Problem ▸ Restate, word for word, every line of the data.

Supplied information ▸
* * * * *

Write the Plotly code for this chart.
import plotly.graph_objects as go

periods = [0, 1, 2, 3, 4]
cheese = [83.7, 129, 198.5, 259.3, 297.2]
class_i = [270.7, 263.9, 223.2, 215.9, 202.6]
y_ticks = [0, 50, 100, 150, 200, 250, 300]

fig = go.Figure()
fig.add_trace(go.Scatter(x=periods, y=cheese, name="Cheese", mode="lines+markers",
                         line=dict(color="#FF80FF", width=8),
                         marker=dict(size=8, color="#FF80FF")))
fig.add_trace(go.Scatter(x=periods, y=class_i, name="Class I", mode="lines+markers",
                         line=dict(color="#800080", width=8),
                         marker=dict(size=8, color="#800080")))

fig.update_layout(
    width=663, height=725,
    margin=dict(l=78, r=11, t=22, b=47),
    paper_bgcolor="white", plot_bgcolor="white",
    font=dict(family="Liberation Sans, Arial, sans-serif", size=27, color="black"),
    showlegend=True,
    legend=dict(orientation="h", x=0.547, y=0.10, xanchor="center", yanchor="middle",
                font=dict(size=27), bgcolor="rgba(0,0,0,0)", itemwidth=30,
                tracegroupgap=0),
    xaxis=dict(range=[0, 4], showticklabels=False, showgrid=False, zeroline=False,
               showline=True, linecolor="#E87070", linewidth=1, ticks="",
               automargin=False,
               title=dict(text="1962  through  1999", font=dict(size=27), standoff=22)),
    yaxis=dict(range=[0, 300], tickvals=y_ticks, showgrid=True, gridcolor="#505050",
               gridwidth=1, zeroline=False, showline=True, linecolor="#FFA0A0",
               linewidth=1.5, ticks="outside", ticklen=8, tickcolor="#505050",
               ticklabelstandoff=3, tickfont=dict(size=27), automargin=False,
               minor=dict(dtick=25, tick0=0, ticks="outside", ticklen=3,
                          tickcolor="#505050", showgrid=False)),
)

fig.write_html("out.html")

* * * * *

Result below ▸
Write the Plotly code for this chart.
import plotly.graph_objects as go

periods = [0, 1, 2, 3, 4]
cheese = [83.7, 129, 198.5, 259.3, 297.2]
class_i = [270.7, 263.9, 223.2, 215.9, 202.6]
y_ticks = [0, 50, 100, 150, 200, 250, 300]

fig = go.Figure()
fig.add_trace(go.Scatter(x=periods, y=cheese, name="Cheese", mode="lines+markers",
                         line=dict(color="#FF80FF", width=8),
                         marker=dict(size=8, color="#FF80FF")))
fig.add_trace(go.Scatter(x=periods, y=class_i, name="Class I", mode="lines+markers",
                         line=dict(color="#800080", width=8),
                         marker=dict(size=8, color="#800080")))

fig.update_layout(
    width=663, height=725,
    margin=dict(l=78, r=11, t=22, b=47),
    paper_bgcolor="white", plot_bgcolor="white",
    font=dict(family="Liberation Sans, Arial, sans-serif", size=27, color="black"),
    showlegend=True,
    legend=dict(orientation="h", x=0.547, y=0.10, xanchor="center", yanchor="middle",
                font=dict(size=27), bgcolor="rgba(0,0,0,0)", itemwidth=30,
                tracegroupgap=0),
    xaxis=dict(range=[0, 4], showticklabels=False, showgrid=False, zeroline=False,
               showline=True, linecolor="#E87070", linewidth=1, ticks="",
               automargin=False,
               title=dict(text="1962  through  1999", font=dict(size=27), standoff=22)),
    yaxis=dict(range=[0, 300], tickvals=y_ticks, showgrid=True, gridcolor="#505050",
               gridwidth=1, zeroline=False, showline=True, linecolor="#FFA0A0",
               linewidth=1.5, ticks="outside", ticklen=8, tickcolor="#505050",
               ticklabelstandoff=3, tickfont=dict(size=27), automargin=False,
               minor=dict(dtick=25, tick0=0, ticks="outside", ticklen=3,
                          tickcolor="#505050", showgrid=False)),
)

fig.write_html("out.html")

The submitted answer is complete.